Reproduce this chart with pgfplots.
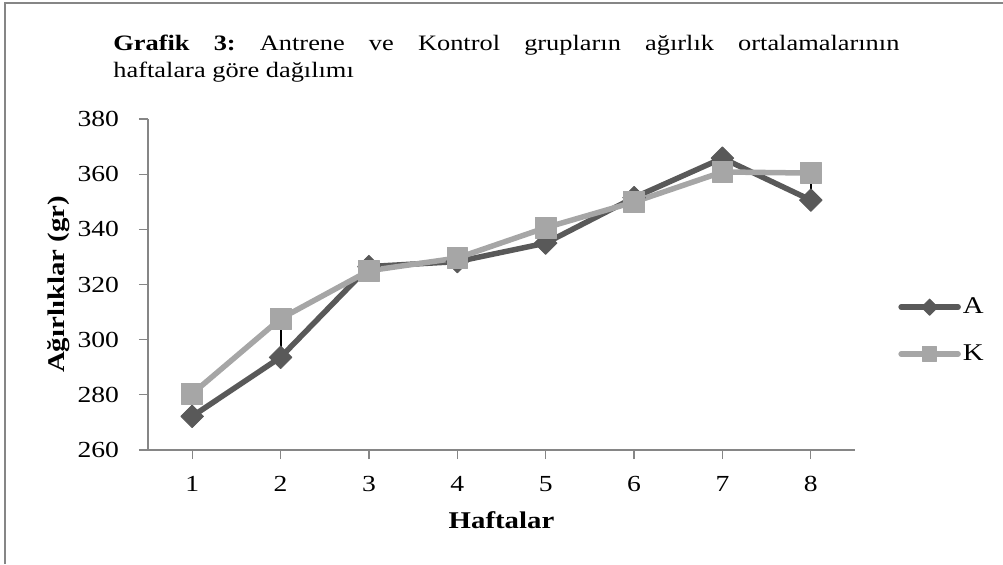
\documentclass[border=0pt]{standalone}
\usepackage{fontspec}
\setmainfont{Liberation Serif}[FakeStretch=1.2]
\usepackage{pgfplots}
\usepackage{pgfplotstable}
\pgfplotsset{compat=1.18}
\definecolor{cA}{RGB}{89,89,89}
\definecolor{cK}{RGB}{166,166,166}
\definecolor{axg}{RGB}{134,134,134}
\pgfplotstableread{
x A K d
1 272.2 280.4 8.2
2 293.6 307.6 14.0
3 326.5 325.0 -1.5
4 328.3 329.6 1.3
5 335.0 340.6 5.6
6 351.5 349.9 -1.6
7 365.8 360.8 -5.0
8 350.6 360.4 9.8
}\datatable
\begin{document}
\frenchspacing
\begin{tikzpicture}[font=\fontsize{11}{13.5}\selectfont]
\useasboundingbox (0,0) rectangle (501.5pt,282pt);
\draw[axg, line width=1pt] (2.5pt,0) -- (2.5pt,280.5pt) -- (501.5pt,280.5pt);
\node[anchor=north west, inner sep=0pt, text width=393pt, align=justify] at (56.5pt,264.5pt)
  {\frenchspacing\textbf{Grafik 3:} Antrene ve Kontrol grupların ağırlık ortalamalarının\linebreak haftalara göre dağılımı};
\begin{axis}[
  at={(74pt,57pt)}, anchor=south west, scale only axis,
  width=353.5pt, height=165.5pt,
  xmin=0.5, xmax=8.5, ymin=260, ymax=380,
  xtick={1,...,8}, ytick={260,280,...,380},
  axis x line*=bottom, axis y line*=left,
  axis line style={axg, line width=0.6pt, -},
  tick style={axg, line width=0.6pt},
  tick align=outside, major tick length=4.5pt,
  /pgf/number format/assume math mode=true,
  ticklabel style={font=\fontsize{11.5}{13}\selectfont},
  yticklabel style={xshift=-6.5pt},
  xticklabel style={yshift=-5pt},
  xlabel={\textbf{Haftalar}}, ylabel={\textbf{Ağırlıklar (gr)}},
  label style={font=\fontsize{12}{14}\selectfont},
  xlabel style={at={(axis description cs:0.5,-0.2115)}, anchor=center},
  ylabel style={at={(axis description cs:-0.1259,0.5)}, anchor=center},
  clip=false,
  legend style={at={(1.0608,0.361)}, anchor=west, draw=none, fill=none,
    inner sep=0pt, row sep=12pt, nodes={inner sep=1pt},
    font=\fontsize{12}{14}\selectfont},
  legend cell align=left,
  legend image code/.code={\draw[mark repeat=2,mark phase=2,#1] plot coordinates {(0pt,0pt)(14.25pt,0pt)(28.5pt,0pt)};},
]
\addplot[cA, line width=2.75pt, line join=round, line cap=round, mark=square*, mark size=4pt,
  mark options={rotate=45, draw=cA, fill=cA, line width=0.4pt},
  legend image post style={mark size=2.9pt}] table[x=x, y=A] {\datatable};
\addlegendentry{A}
\addplot[cK, line width=2.75pt, line join=round, line cap=round, mark=square*, mark size=5.2pt,
  mark options={draw=cK, fill=cK, line width=0.4pt},
  legend image post style={mark size=3.6pt}] table[x=x, y=K] {\datatable};
\addlegendentry{K}
\addplot[forget plot, draw=none, mark=none,
  error bars/.cd, y dir=plus, y explicit, error mark=none,
  error bar style={draw=black, line width=1pt, line cap=butt}] table[x=x, y=A, y error=d] {\datatable};
\end{axis}
\end{tikzpicture}
\end{document}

▶ **Goal of the exercise**:
Write the listing above out again exactly, dropping each image.

▶ **Task response**:
Reproduce this chart with pgfplots.
\documentclass[border=0pt]{standalone}
\usepackage{fontspec}
\setmainfont{Liberation Serif}[FakeStretch=1.2]
\usepackage{pgfplots}
\usepackage{pgfplotstable}
\pgfplotsset{compat=1.18}
\definecolor{cA}{RGB}{89,89,89}
\definecolor{cK}{RGB}{166,166,166}
\definecolor{axg}{RGB}{134,134,134}
\pgfplotstableread{
x A K d
1 272.2 280.4 8.2
2 293.6 307.6 14.0
3 326.5 325.0 -1.5
4 328.3 329.6 1.3
5 335.0 340.6 5.6
6 351.5 349.9 -1.6
7 365.8 360.8 -5.0
8 350.6 360.4 9.8
}\datatable
\begin{document}
\frenchspacing
\begin{tikzpicture}[font=\fontsize{11}{13.5}\selectfont]
\useasboundingbox (0,0) rectangle (501.5pt,282pt);
\draw[axg, line width=1pt] (2.5pt,0) -- (2.5pt,280.5pt) -- (501.5pt,280.5pt);
\node[anchor=north west, inner sep=0pt, text width=393pt, align=justify] at (56.5pt,264.5pt)
  {\frenchspacing\textbf{Grafik 3:} Antrene ve Kontrol grupların ağırlık ortalamalarının\linebreak haftalara göre dağılımı};
\begin{axis}[
  at={(74pt,57pt)}, anchor=south west, scale only axis,
  width=353.5pt, height=165.5pt,
  xmin=0.5, xmax=8.5, ymin=260, ymax=380,
  xtick={1,...,8}, ytick={260,280,...,380},
  axis x line*=bottom, axis y line*=left,
  axis line style={axg, line width=0.6pt, -},
  tick style={axg, line width=0.6pt},
  tick align=outside, major tick length=4.5pt,
  /pgf/number format/assume math mode=true,
  ticklabel style={font=\fontsize{11.5}{13}\selectfont},
  yticklabel style={xshift=-6.5pt},
  xticklabel style={yshift=-5pt},
  xlabel={\textbf{Haftalar}}, ylabel={\textbf{Ağırlıklar (gr)}},
  label style={font=\fontsize{12}{14}\selectfont},
  xlabel style={at={(axis description cs:0.5,-0.2115)}, anchor=center},
  ylabel style={at={(axis description cs:-0.1259,0.5)}, anchor=center},
  clip=false,
  legend style={at={(1.0608,0.361)}, anchor=west, draw=none, fill=none,
    inner sep=0pt, row sep=12pt, nodes={inner sep=1pt},
    font=\fontsize{12}{14}\selectfont},
  legend cell align=left,
  legend image code/.code={\draw[mark repeat=2,mark phase=2,#1] plot coordinates {(0pt,0pt)(14.25pt,0pt)(28.5pt,0pt)};},
]
\addplot[cA, line width=2.75pt, line join=round, line cap=round, mark=square*, mark size=4pt,
  mark options={rotate=45, draw=cA, fill=cA, line width=0.4pt},
  legend image post style={mark size=2.9pt}] table[x=x, y=A] {\datatable};
\addlegendentry{A}
\addplot[cK, line width=2.75pt, line join=round, line cap=round, mark=square*, mark size=5.2pt,
  mark options={draw=cK, fill=cK, line width=0.4pt},
  legend image post style={mark size=3.6pt}] table[x=x, y=K] {\datatable};
\addlegendentry{K}
\addplot[forget plot, draw=none, mark=none,
  error bars/.cd, y dir=plus, y explicit, error mark=none,
  error bar style={draw=black, line width=1pt, line cap=butt}] table[x=x, y=A, y error=d] {\datatable};
\end{axis}
\end{tikzpicture}
\end{document}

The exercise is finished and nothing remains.